### Given information

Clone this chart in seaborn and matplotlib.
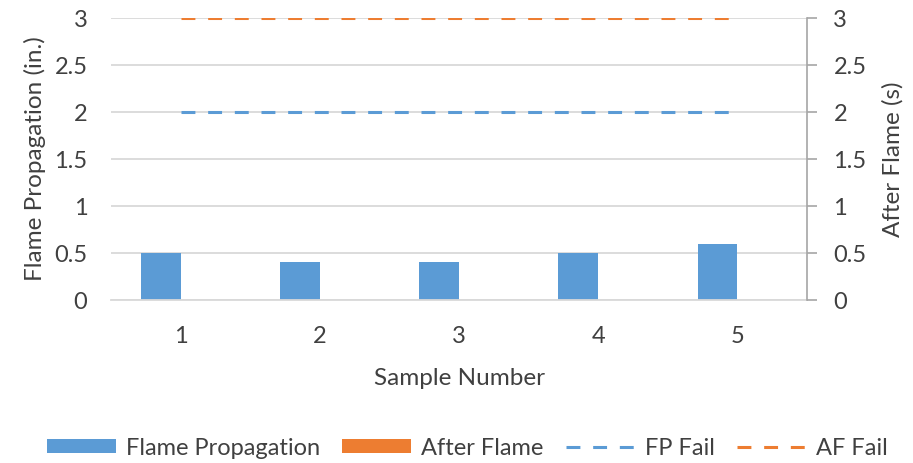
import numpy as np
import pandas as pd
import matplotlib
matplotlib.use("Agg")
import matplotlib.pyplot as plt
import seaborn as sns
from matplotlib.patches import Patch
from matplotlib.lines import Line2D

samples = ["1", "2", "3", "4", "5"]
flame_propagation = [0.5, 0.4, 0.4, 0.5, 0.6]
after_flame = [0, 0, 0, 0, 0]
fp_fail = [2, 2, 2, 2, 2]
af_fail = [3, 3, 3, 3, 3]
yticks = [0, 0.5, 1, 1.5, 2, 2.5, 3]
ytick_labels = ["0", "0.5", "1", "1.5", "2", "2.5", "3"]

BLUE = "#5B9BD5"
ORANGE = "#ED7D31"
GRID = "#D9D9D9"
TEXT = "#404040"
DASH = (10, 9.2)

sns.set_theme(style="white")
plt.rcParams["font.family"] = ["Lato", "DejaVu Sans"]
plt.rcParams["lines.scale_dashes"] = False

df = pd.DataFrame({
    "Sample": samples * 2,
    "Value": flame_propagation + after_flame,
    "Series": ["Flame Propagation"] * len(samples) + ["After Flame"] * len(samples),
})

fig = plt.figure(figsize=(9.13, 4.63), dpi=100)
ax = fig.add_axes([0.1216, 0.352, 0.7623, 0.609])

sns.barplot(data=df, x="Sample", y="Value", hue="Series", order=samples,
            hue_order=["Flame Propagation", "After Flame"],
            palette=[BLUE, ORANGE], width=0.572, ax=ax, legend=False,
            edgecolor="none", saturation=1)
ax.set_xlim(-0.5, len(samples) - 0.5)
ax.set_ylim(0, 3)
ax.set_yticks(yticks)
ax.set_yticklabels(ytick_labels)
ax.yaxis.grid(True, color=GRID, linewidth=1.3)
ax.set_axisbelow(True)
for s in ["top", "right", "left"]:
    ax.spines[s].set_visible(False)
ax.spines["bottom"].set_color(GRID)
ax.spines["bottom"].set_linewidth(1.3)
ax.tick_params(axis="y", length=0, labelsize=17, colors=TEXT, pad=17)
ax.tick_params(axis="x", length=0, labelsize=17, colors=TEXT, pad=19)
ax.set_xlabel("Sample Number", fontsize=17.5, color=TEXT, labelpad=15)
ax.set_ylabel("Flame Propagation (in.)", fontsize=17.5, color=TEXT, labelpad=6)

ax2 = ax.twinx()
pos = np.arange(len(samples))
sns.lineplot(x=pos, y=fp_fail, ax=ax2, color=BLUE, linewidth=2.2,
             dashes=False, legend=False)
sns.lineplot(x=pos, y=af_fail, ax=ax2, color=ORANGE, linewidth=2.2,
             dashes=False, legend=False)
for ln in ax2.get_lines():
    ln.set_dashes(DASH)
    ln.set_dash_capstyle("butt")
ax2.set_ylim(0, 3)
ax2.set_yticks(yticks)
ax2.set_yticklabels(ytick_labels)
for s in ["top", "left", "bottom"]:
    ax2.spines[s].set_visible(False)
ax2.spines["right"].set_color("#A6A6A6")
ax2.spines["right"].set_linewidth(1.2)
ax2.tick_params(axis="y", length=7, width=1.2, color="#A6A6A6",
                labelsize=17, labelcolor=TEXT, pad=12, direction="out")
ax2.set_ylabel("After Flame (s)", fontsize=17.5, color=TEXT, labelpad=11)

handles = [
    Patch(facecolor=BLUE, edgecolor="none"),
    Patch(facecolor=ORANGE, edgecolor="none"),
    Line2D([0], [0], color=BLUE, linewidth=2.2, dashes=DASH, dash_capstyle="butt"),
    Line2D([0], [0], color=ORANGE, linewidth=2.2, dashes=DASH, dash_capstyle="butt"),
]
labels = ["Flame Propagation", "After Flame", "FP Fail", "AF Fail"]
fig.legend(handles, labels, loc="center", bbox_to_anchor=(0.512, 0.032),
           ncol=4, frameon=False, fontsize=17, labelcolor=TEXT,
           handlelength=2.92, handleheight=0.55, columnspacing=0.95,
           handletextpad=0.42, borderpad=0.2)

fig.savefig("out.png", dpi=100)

######

## Given task
Your task is to reproduce exactly the lines from the start of the data above through the line containing "from matplotlib.lines import Line2D", leaving every picture out.

## The result
Clone this chart in seaborn and matplotlib.
import numpy as np
import pandas as pd
import matplotlib
matplotlib.use("Agg")
import matplotlib.pyplot as plt
import seaborn as sns
from matplotlib.patches import Patch
from matplotlib.lines import Line2D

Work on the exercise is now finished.